DATASET EXCERPT
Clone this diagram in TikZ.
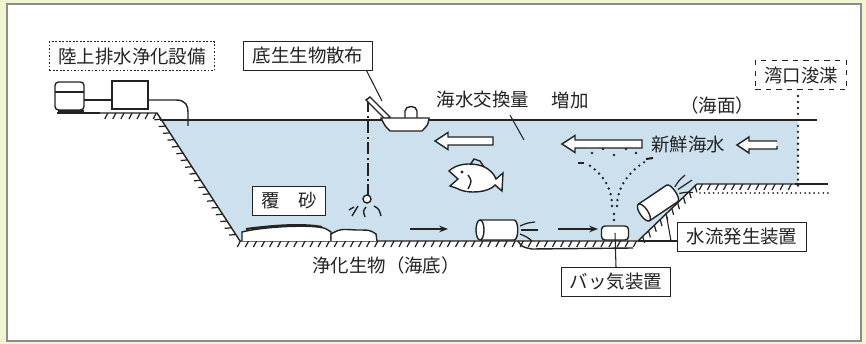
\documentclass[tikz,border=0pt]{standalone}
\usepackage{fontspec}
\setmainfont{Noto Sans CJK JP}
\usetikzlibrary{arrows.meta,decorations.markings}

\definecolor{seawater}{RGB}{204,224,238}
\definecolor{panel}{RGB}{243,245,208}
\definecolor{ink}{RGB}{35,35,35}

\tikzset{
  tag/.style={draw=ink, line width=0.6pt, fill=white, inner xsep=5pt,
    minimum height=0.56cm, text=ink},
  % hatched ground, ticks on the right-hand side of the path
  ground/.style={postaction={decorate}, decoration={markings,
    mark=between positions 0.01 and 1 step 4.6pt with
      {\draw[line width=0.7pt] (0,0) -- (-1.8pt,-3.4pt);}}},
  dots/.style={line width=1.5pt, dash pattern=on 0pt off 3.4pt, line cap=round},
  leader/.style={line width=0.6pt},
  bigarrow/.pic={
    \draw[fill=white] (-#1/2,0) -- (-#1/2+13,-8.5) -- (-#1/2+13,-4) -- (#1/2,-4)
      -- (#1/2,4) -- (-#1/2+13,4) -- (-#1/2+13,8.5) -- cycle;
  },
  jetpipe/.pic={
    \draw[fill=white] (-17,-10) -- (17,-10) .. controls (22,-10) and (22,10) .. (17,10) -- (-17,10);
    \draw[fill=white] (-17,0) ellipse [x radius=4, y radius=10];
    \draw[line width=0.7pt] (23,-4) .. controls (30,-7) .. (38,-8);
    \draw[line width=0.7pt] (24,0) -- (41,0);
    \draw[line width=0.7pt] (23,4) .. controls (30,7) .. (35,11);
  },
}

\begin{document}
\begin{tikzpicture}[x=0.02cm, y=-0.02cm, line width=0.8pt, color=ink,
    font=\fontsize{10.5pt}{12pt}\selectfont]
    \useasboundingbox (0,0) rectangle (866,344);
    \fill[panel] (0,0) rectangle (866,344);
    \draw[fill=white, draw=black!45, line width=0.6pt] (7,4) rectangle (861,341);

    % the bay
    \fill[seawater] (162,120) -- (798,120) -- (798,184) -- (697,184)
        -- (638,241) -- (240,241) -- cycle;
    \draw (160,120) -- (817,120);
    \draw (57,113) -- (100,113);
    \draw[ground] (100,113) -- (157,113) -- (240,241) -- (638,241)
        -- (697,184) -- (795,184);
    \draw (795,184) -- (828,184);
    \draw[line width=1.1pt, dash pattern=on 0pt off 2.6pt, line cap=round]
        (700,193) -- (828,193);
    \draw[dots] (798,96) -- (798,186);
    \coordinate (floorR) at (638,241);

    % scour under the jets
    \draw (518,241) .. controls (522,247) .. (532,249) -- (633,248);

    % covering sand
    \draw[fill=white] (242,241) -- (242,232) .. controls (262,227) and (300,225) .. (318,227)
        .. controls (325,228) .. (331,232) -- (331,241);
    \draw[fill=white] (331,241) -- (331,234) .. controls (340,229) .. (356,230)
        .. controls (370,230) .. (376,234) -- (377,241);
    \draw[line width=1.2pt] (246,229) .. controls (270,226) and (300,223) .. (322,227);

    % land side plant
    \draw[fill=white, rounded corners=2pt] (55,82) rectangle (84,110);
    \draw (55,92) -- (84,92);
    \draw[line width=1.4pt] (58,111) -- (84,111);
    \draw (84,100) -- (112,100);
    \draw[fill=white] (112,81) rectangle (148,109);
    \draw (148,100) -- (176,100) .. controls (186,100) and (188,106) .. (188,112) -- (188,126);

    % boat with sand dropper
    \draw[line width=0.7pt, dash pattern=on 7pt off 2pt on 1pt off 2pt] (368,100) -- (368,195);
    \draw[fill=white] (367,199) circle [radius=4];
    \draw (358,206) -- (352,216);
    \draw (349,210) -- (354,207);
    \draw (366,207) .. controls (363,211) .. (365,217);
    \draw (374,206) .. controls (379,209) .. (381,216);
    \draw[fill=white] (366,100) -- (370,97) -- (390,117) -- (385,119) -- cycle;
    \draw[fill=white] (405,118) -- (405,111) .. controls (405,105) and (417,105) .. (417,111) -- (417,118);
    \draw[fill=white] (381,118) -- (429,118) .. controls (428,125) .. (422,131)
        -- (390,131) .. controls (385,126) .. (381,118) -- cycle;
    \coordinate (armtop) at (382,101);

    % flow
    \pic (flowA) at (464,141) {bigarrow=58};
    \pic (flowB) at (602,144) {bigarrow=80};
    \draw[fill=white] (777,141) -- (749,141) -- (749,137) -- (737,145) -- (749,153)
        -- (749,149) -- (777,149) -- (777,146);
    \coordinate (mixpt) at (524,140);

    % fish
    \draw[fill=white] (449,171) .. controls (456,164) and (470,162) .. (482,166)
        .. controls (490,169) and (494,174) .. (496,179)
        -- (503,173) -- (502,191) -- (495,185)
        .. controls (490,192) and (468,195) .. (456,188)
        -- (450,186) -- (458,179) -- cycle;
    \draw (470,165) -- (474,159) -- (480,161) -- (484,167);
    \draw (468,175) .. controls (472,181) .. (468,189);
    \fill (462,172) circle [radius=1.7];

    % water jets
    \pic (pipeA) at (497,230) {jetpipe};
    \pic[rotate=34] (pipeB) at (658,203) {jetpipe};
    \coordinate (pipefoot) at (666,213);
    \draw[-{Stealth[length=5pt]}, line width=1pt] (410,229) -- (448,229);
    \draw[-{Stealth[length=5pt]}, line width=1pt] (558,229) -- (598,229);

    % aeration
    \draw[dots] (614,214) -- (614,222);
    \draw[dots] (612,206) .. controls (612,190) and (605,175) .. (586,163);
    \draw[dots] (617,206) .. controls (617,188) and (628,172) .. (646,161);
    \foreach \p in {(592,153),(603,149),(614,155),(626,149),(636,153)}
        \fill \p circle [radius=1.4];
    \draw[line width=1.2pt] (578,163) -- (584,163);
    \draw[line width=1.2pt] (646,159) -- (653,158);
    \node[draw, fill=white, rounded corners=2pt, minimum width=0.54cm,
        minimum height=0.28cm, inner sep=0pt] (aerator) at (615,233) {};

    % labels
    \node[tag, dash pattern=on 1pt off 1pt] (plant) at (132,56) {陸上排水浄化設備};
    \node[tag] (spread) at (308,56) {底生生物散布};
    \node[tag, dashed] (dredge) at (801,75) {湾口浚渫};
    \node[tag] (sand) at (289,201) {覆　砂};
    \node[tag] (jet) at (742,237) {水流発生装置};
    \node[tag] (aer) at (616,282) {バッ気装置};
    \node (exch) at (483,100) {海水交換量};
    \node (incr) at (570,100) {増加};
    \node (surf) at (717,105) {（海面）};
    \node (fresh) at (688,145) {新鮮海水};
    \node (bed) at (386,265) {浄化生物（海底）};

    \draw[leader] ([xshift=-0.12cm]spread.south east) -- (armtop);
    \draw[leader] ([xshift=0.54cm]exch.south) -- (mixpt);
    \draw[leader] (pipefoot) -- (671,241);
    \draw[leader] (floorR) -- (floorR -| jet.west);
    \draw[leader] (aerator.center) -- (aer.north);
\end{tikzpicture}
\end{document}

WHAT THE TASK ASKS
Repeat the material above in full and exactly, omitting the pictures.

EXERCISE SOLUTION
Clone this diagram in TikZ.
\documentclass[tikz,border=0pt]{standalone}
\usepackage{fontspec}
\setmainfont{Noto Sans CJK JP}
\usetikzlibrary{arrows.meta,decorations.markings}

\definecolor{seawater}{RGB}{204,224,238}
\definecolor{panel}{RGB}{243,245,208}
\definecolor{ink}{RGB}{35,35,35}

\tikzset{
  tag/.style={draw=ink, line width=0.6pt, fill=white, inner xsep=5pt,
    minimum height=0.56cm, text=ink},
  % hatched ground, ticks on the right-hand side of the path
  ground/.style={postaction={decorate}, decoration={markings,
    mark=between positions 0.01 and 1 step 4.6pt with
      {\draw[line width=0.7pt] (0,0) -- (-1.8pt,-3.4pt);}}},
  dots/.style={line width=1.5pt, dash pattern=on 0pt off 3.4pt, line cap=round},
  leader/.style={line width=0.6pt},
  bigarrow/.pic={
    \draw[fill=white] (-#1/2,0) -- (-#1/2+13,-8.5) -- (-#1/2+13,-4) -- (#1/2,-4)
      -- (#1/2,4) -- (-#1/2+13,4) -- (-#1/2+13,8.5) -- cycle;
  },
  jetpipe/.pic={
    \draw[fill=white] (-17,-10) -- (17,-10) .. controls (22,-10) and (22,10) .. (17,10) -- (-17,10);
    \draw[fill=white] (-17,0) ellipse [x radius=4, y radius=10];
    \draw[line width=0.7pt] (23,-4) .. controls (30,-7) .. (38,-8);
    \draw[line width=0.7pt] (24,0) -- (41,0);
    \draw[line width=0.7pt] (23,4) .. controls (30,7) .. (35,11);
  },
}

\begin{document}
\begin{tikzpicture}[x=0.02cm, y=-0.02cm, line width=0.8pt, color=ink,
    font=\fontsize{10.5pt}{12pt}\selectfont]
    \useasboundingbox (0,0) rectangle (866,344);
    \fill[panel] (0,0) rectangle (866,344);
    \draw[fill=white, draw=black!45, line width=0.6pt] (7,4) rectangle (861,341);

    % the bay
    \fill[seawater] (162,120) -- (798,120) -- (798,184) -- (697,184)
        -- (638,241) -- (240,241) -- cycle;
    \draw (160,120) -- (817,120);
    \draw (57,113) -- (100,113);
    \draw[ground] (100,113) -- (157,113) -- (240,241) -- (638,241)
        -- (697,184) -- (795,184);
    \draw (795,184) -- (828,184);
    \draw[line width=1.1pt, dash pattern=on 0pt off 2.6pt, line cap=round]
        (700,193) -- (828,193);
    \draw[dots] (798,96) -- (798,186);
    \coordinate (floorR) at (638,241);

    % scour under the jets
    \draw (518,241) .. controls (522,247) .. (532,249) -- (633,248);

    % covering sand
    \draw[fill=white] (242,241) -- (242,232) .. controls (262,227) and (300,225) .. (318,227)
        .. controls (325,228) .. (331,232) -- (331,241);
    \draw[fill=white] (331,241) -- (331,234) .. controls (340,229) .. (356,230)
        .. controls (370,230) .. (376,234) -- (377,241);
    \draw[line width=1.2pt] (246,229) .. controls (270,226) and (300,223) .. (322,227);

    % land side plant
    \draw[fill=white, rounded corners=2pt] (55,82) rectangle (84,110);
    \draw (55,92) -- (84,92);
    \draw[line width=1.4pt] (58,111) -- (84,111);
    \draw (84,100) -- (112,100);
    \draw[fill=white] (112,81) rectangle (148,109);
    \draw (148,100) -- (176,100) .. controls (186,100) and (188,106) .. (188,112) -- (188,126);

    % boat with sand dropper
    \draw[line width=0.7pt, dash pattern=on 7pt off 2pt on 1pt off 2pt] (368,100) -- (368,195);
    \draw[fill=white] (367,199) circle [radius=4];
    \draw (358,206) -- (352,216);
    \draw (349,210) -- (354,207);
    \draw (366,207) .. controls (363,211) .. (365,217);
    \draw (374,206) .. controls (379,209) .. (381,216);
    \draw[fill=white] (366,100) -- (370,97) -- (390,117) -- (385,119) -- cycle;
    \draw[fill=white] (405,118) -- (405,111) .. controls (405,105) and (417,105) .. (417,111) -- (417,118);
    \draw[fill=white] (381,118) -- (429,118) .. controls (428,125) .. (422,131)
        -- (390,131) .. controls (385,126) .. (381,118) -- cycle;
    \coordinate (armtop) at (382,101);

    % flow
    \pic (flowA) at (464,141) {bigarrow=58};
    \pic (flowB) at (602,144) {bigarrow=80};
    \draw[fill=white] (777,141) -- (749,141) -- (749,137) -- (737,145) -- (749,153)
        -- (749,149) -- (777,149) -- (777,146);
    \coordinate (mixpt) at (524,140);

    % fish
    \draw[fill=white] (449,171) .. controls (456,164) and (470,162) .. (482,166)
        .. controls (490,169) and (494,174) .. (496,179)
        -- (503,173) -- (502,191) -- (495,185)
        .. controls (490,192) and (468,195) .. (456,188)
        -- (450,186) -- (458,179) -- cycle;
    \draw (470,165) -- (474,159) -- (480,161) -- (484,167);
    \draw (468,175) .. controls (472,181) .. (468,189);
    \fill (462,172) circle [radius=1.7];

    % water jets
    \pic (pipeA) at (497,230) {jetpipe};
    \pic[rotate=34] (pipeB) at (658,203) {jetpipe};
    \coordinate (pipefoot) at (666,213);
    \draw[-{Stealth[length=5pt]}, line width=1pt] (410,229) -- (448,229);
    \draw[-{Stealth[length=5pt]}, line width=1pt] (558,229) -- (598,229);

    % aeration
    \draw[dots] (614,214) -- (614,222);
    \draw[dots] (612,206) .. controls (612,190) and (605,175) .. (586,163);
    \draw[dots] (617,206) .. controls (617,188) and (628,172) .. (646,161);
    \foreach \p in {(592,153),(603,149),(614,155),(626,149),(636,153)}
        \fill \p circle [radius=1.4];
    \draw[line width=1.2pt] (578,163) -- (584,163);
    \draw[line width=1.2pt] (646,159) -- (653,158);
    \node[draw, fill=white, rounded corners=2pt, minimum width=0.54cm,
        minimum height=0.28cm, inner sep=0pt] (aerator) at (615,233) {};

    % labels
    \node[tag, dash pattern=on 1pt off 1pt] (plant) at (132,56) {陸上排水浄化設備};
    \node[tag] (spread) at (308,56) {底生生物散布};
    \node[tag, dashed] (dredge) at (801,75) {湾口浚渫};
    \node[tag] (sand) at (289,201) {覆　砂};
    \node[tag] (jet) at (742,237) {水流発生装置};
    \node[tag] (aer) at (616,282) {バッ気装置};
    \node (exch) at (483,100) {海水交換量};
    \node (incr) at (570,100) {増加};
    \node (surf) at (717,105) {（海面）};
    \node (fresh) at (688,145) {新鮮海水};
    \node (bed) at (386,265) {浄化生物（海底）};

    \draw[leader] ([xshift=-0.12cm]spread.south east) -- (armtop);
    \draw[leader] ([xshift=0.54cm]exch.south) -- (mixpt);
    \draw[leader] (pipefoot) -- (671,241);
    \draw[leader] (floorR) -- (floorR -| jet.west);
    \draw[leader] (aerator.center) -- (aer.north);
\end{tikzpicture}
\end{document}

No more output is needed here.